On the Limit and Applicability of Dynamic Homogenization

TL;DR

This paper investigates the accuracy of dynamic homogenization in modeling wave reflection in layered composites, demonstrating its effectiveness at low frequencies and exploring negative effective properties in multi-phase composites.

Contribution

It quantifies the approximation involved in dynamic homogenization and analyzes reflection at interfaces, establishing conditions for its validity and exploring negative properties in multi-phase composites.

Findings

Homogenization yields negligible reflection at low frequencies.

Second branch of 3-phase composite exhibits negative group velocity.
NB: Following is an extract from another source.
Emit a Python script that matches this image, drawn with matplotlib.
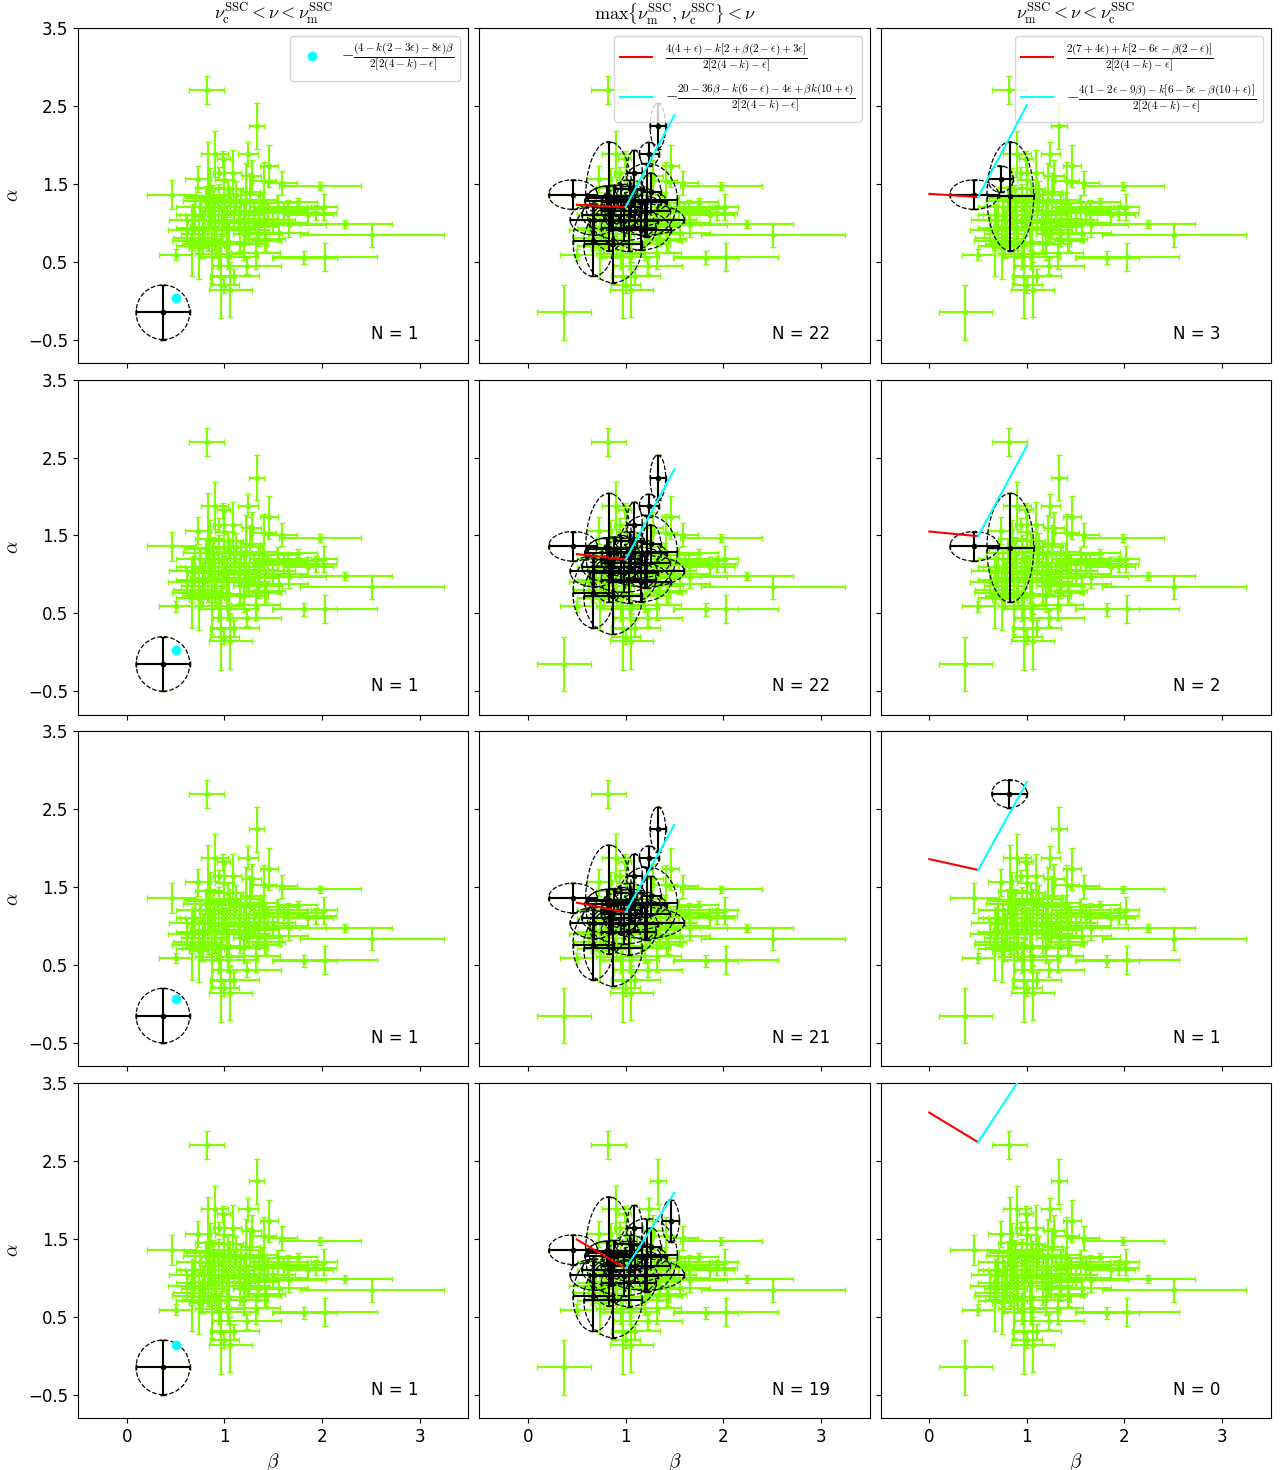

Reflection analysis supports the negative nature of certain composite branches.

Abstract

Recent years have seen considerable research success in the field of dynamic homogenization which seeks to define frequency dependent effective properties for heterogeneous composites for the purpose of studying wave propagation. There is an approximation involved in replacing a heterogeneous composite with its homogenized equivalent. In this paper we propose a quantification to this approximation. We study the problem of reflection at the interface of a layered periodic composite and its dynamic homogenized equivalent. It is shown that if the homogenized parameters are to appropriately represent the layered composite in a finite setting and at a given frequency, then reflection at this special interface must be close to zero at that frequency. We show that a comprehensive homogenization scheme proposed in an earlier paper results in negligible reflection in the low frequency regime, thereby suggesting its applicability in a finite composite setting. In this paper we explicitly study a 2-phase composite and a 3-phase composite which exhibits negative effective properties over its second branch. We show that based upon the reflected energy profile of the two cases, there exist good arguments for considering the second branch of a 3-phase composite a true negative branch with negative group velocity. The results open intriguing questions regarding the effects of replacing a semi-infinite periodic composite with its Bloch-wave (infinite domain) dynamic properties on such phenomenon as negative refraction.